Description of the task: Copy everything in the data below exactly except the pictures.

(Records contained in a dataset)
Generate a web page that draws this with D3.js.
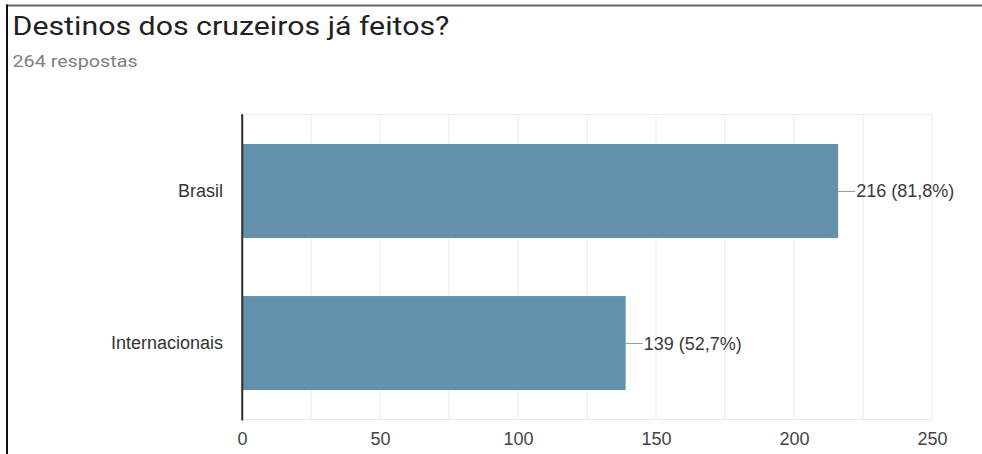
<!DOCTYPE html>
<html>
<head>
<meta charset="utf-8">
<script src="https://cdn.jsdelivr.net/npm/d3@7/dist/d3.min.js"></script>
<style>
  html, body { margin: 0; padding: 0; background: #ffffff; }
  svg { display: block; }
</style>
</head>
<body>
<svg id="chart" width="982" height="454"></svg>
<script>
const titleText = "Destinos dos cruzeiros já feitos?";
const subtitleText = "264 respostas";
const categories = ["Brasil", "Internacionais"];
const counts = [216, 139];
const percents = ["81,8%", "52,7%"];
const tickValues = [0, 50, 100, 150, 200, 250];
const gridValues = [0, 25, 50, 75, 100, 125, 150, 175, 200, 225, 250];

const svg = d3.select("#chart");
const W = 982, H = 454;
const margin = { left: 242, top: 114 };
const plotRight = 932, plotBottom = 420;

// frame lines (screenshot border)
svg.append("line").attr("x1", 6).attr("x2", W).attr("y1", 5.5).attr("y2", 5.5)
  .attr("stroke", "#666").attr("stroke-width", 2);
svg.append("line").attr("x1", 7).attr("x2", 7).attr("y1", 4.5).attr("y2", H)
  .attr("stroke", "#111").attr("stroke-width", 2);

svg.append("text").attr("transform", "translate(12.5,35) scale(1.166,1)")
  .attr("font-family", "Roboto, Arial, sans-serif").attr("font-size", 26)
  .attr("fill", "#212121").text(titleText);
svg.append("text").attr("transform", "translate(12.5,67) scale(1.16,1)")
  .attr("font-family", "Roboto, Arial, sans-serif").attr("font-size", 17)
  .attr("fill", "#808080").text(subtitleText);

const x = d3.scaleLinear().domain([0, 250]).range([margin.left, plotRight]);
const y = d3.scaleBand().domain(categories).range([margin.top, plotBottom])
  .paddingInner(0.382).paddingOuter(0.197);

// gridlines
svg.append("g").selectAll("line").data(gridValues.filter(d => d > 0)).join("line")
  .attr("x1", d => x(d)).attr("x2", d => x(d))
  .attr("y1", margin.top).attr("y2", plotBottom)
  .attr("stroke", "#ebebeb").attr("stroke-width", 1);
svg.append("line").attr("x1", margin.left).attr("x2", plotRight)
  .attr("y1", margin.top + 0.5).attr("y2", margin.top + 0.5)
  .attr("stroke", "#ebebeb");
svg.append("line").attr("x1", margin.left).attr("x2", plotRight)
  .attr("y1", plotBottom - 0.5).attr("y2", plotBottom - 0.5)
  .attr("stroke", "#ebebeb");

// bars
const data = categories.map((c, i) => ({ c, v: counts[i], p: percents[i] }));
svg.append("g").selectAll("rect").data(data).join("rect")
  .attr("x", x(0)).attr("y", d => y(d.c))
  .attr("width", d => x(d.v) - x(0)).attr("height", y.bandwidth())
  .attr("fill", "#6390aa");

// leader lines and value labels
svg.append("g").selectAll("line").data(data).join("line")
  .attr("x1", d => x(d.v)).attr("x2", d => x(d.v) + 17)
  .attr("y1", d => y(d.c) + y.bandwidth() / 2 + 0.5)
  .attr("y2", d => y(d.c) + y.bandwidth() / 2 + 0.5)
  .attr("stroke", "#9a9a9a").attr("stroke-width", 1);
svg.append("g").selectAll("text").data(data).join("text")
  .attr("x", d => x(d.v) + 18).attr("y", d => y(d.c) + y.bandwidth() / 2)
  .attr("dy", "0.36em")
  .attr("font-family", "'Liberation Sans', Arial, sans-serif").attr("font-size", 18)
  .attr("fill", "#3a3a3a").text(d => `${d.v} (${d.p})`);

// y axis
const yAxis = svg.append("g").attr("transform", `translate(${margin.left},0)`)
  .call(d3.axisLeft(y).tickSize(0).tickPadding(19));
yAxis.select(".domain").attr("stroke", "#333").attr("stroke-width", 1.5);
yAxis.selectAll("text").attr("font-family", "'Liberation Sans', Arial, sans-serif")
  .attr("font-size", 18).attr("fill", "#333");

// x axis
const xAxis = svg.append("g").attr("transform", `translate(0,${plotBottom})`)
  .call(d3.axisBottom(x).tickValues(tickValues).tickSize(0).tickPadding(12));
xAxis.select(".domain").remove();
xAxis.selectAll("text").attr("font-family", "'Liberation Sans', Arial, sans-serif")
  .attr("font-size", 18).attr("fill", "#444");

// vertical baseline at zero
svg.append("line").attr("x1", x(0)).attr("x2", x(0))
  .attr("y1", margin.top).attr("y2", plotBottom)
  .attr("stroke", "#333").attr("stroke-width", 1.5);
</script>
</body>
</html>
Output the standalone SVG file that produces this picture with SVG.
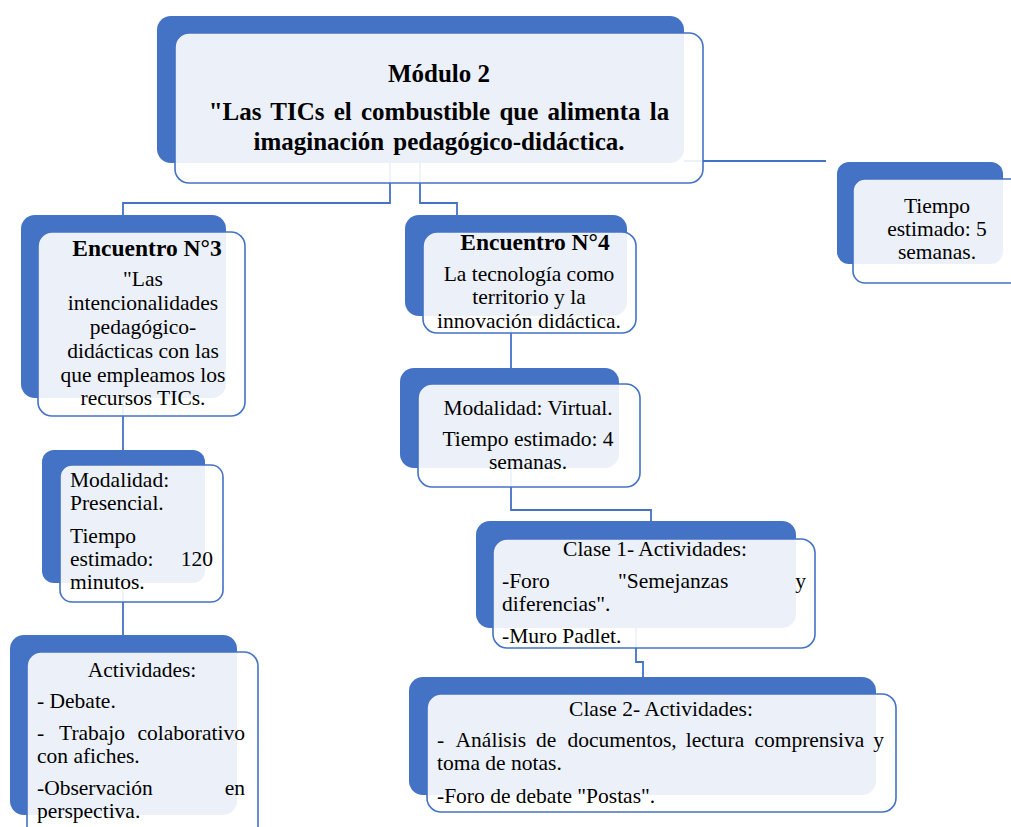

Result below:
Generate a web page that draws this with D3.js.
<!DOCTYPE html>
<html>
<head>
<meta charset="utf-8">
<script src="https://cdn.jsdelivr.net/npm/d3@7/dist/d3.min.js"></script>
<style>
  html, body { margin: 0; padding: 0; background: #ffffff; }
  svg { display: block; }
</style>
</head>
<body>
<svg id="chart" width="982" height="454"></svg>
<script>
const titleText = "Destinos dos cruzeiros já feitos?";
const subtitleText = "264 respostas";
const categories = ["Brasil", "Internacionais"];
const counts = [216, 139];
const percents = ["81,8%", "52,7%"];
const tickValues = [0, 50, 100, 150, 200, 250];
const gridValues = [0, 25, 50, 75, 100, 125, 150, 175, 200, 225, 250];

const svg = d3.select("#chart");
const W = 982, H = 454;
const margin = { left: 242, top: 114 };
const plotRight = 932, plotBottom = 420;

// frame lines (screenshot border)
svg.append("line").attr("x1", 6).attr("x2", W).attr("y1", 5.5).attr("y2", 5.5)
  .attr("stroke", "#666").attr("stroke-width", 2);
svg.append("line").attr("x1", 7).attr("x2", 7).attr("y1", 4.5).attr("y2", H)
  .attr("stroke", "#111").attr("stroke-width", 2);

svg.append("text").attr("transform", "translate(12.5,35) scale(1.166,1)")
  .attr("font-family", "Roboto, Arial, sans-serif").attr("font-size", 26)
  .attr("fill", "#212121").text(titleText);
svg.append("text").attr("transform", "translate(12.5,67) scale(1.16,1)")
  .attr("font-family", "Roboto, Arial, sans-serif").attr("font-size", 17)
  .attr("fill", "#808080").text(subtitleText);

const x = d3.scaleLinear().domain([0, 250]).range([margin.left, plotRight]);
const y = d3.scaleBand().domain(categories).range([margin.top, plotBottom])
  .paddingInner(0.382).paddingOuter(0.197);

// gridlines
svg.append("g").selectAll("line").data(gridValues.filter(d => d > 0)).join("line")
  .attr("x1", d => x(d)).attr("x2", d => x(d))
  .attr("y1", margin.top).attr("y2", plotBottom)
  .attr("stroke", "#ebebeb").attr("stroke-width", 1);
svg.append("line").attr("x1", margin.left).attr("x2", plotRight)
  .attr("y1", margin.top + 0.5).attr("y2", margin.top + 0.5)
  .attr("stroke", "#ebebeb");
svg.append("line").attr("x1", margin.left).attr("x2", plotRight)
  .attr("y1", plotBottom - 0.5).attr("y2", plotBottom - 0.5)
  .attr("stroke", "#ebebeb");

// bars
const data = categories.map((c, i) => ({ c, v: counts[i], p: percents[i] }));
svg.append("g").selectAll("rect").data(data).join("rect")
  .attr("x", x(0)).attr("y", d => y(d.c))
  .attr("width", d => x(d.v) - x(0)).attr("height", y.bandwidth())
  .attr("fill", "#6390aa");

// leader lines and value labels
svg.append("g").selectAll("line").data(data).join("line")
  .attr("x1", d => x(d.v)).attr("x2", d => x(d.v) + 17)
  .attr("y1", d => y(d.c) + y.bandwidth() / 2 + 0.5)
  .attr("y2", d => y(d.c) + y.bandwidth() / 2 + 0.5)
  .attr("stroke", "#9a9a9a").attr("stroke-width", 1);
svg.append("g").selectAll("text").data(data).join("text")
  .attr("x", d => x(d.v) + 18).attr("y", d => y(d.c) + y.bandwidth() / 2)
  .attr("dy", "0.36em")
  .attr("font-family", "'Liberation Sans', Arial, sans-serif").attr("font-size", 18)
  .attr("fill", "#3a3a3a").text(d => `${d.v} (${d.p})`);

// y axis
const yAxis = svg.append("g").attr("transform", `translate(${margin.left},0)`)
  .call(d3.axisLeft(y).tickSize(0).tickPadding(19));
yAxis.select(".domain").attr("stroke", "#333").attr("stroke-width", 1.5);
yAxis.selectAll("text").attr("font-family", "'Liberation Sans', Arial, sans-serif")
  .attr("font-size", 18).attr("fill", "#333");

// x axis
const xAxis = svg.append("g").attr("transform", `translate(0,${plotBottom})`)
  .call(d3.axisBottom(x).tickValues(tickValues).tickSize(0).tickPadding(12));
xAxis.select(".domain").remove();
xAxis.selectAll("text").attr("font-family", "'Liberation Sans', Arial, sans-serif")
  .attr("font-size", 18).attr("fill", "#444");

// vertical baseline at zero
svg.append("line").attr("x1", x(0)).attr("x2", x(0))
  .attr("y1", margin.top).attr("y2", plotBottom)
  .attr("stroke", "#333").attr("stroke-width", 1.5);
</script>
</body>
</html>
Output the standalone SVG file that produces this picture with SVG.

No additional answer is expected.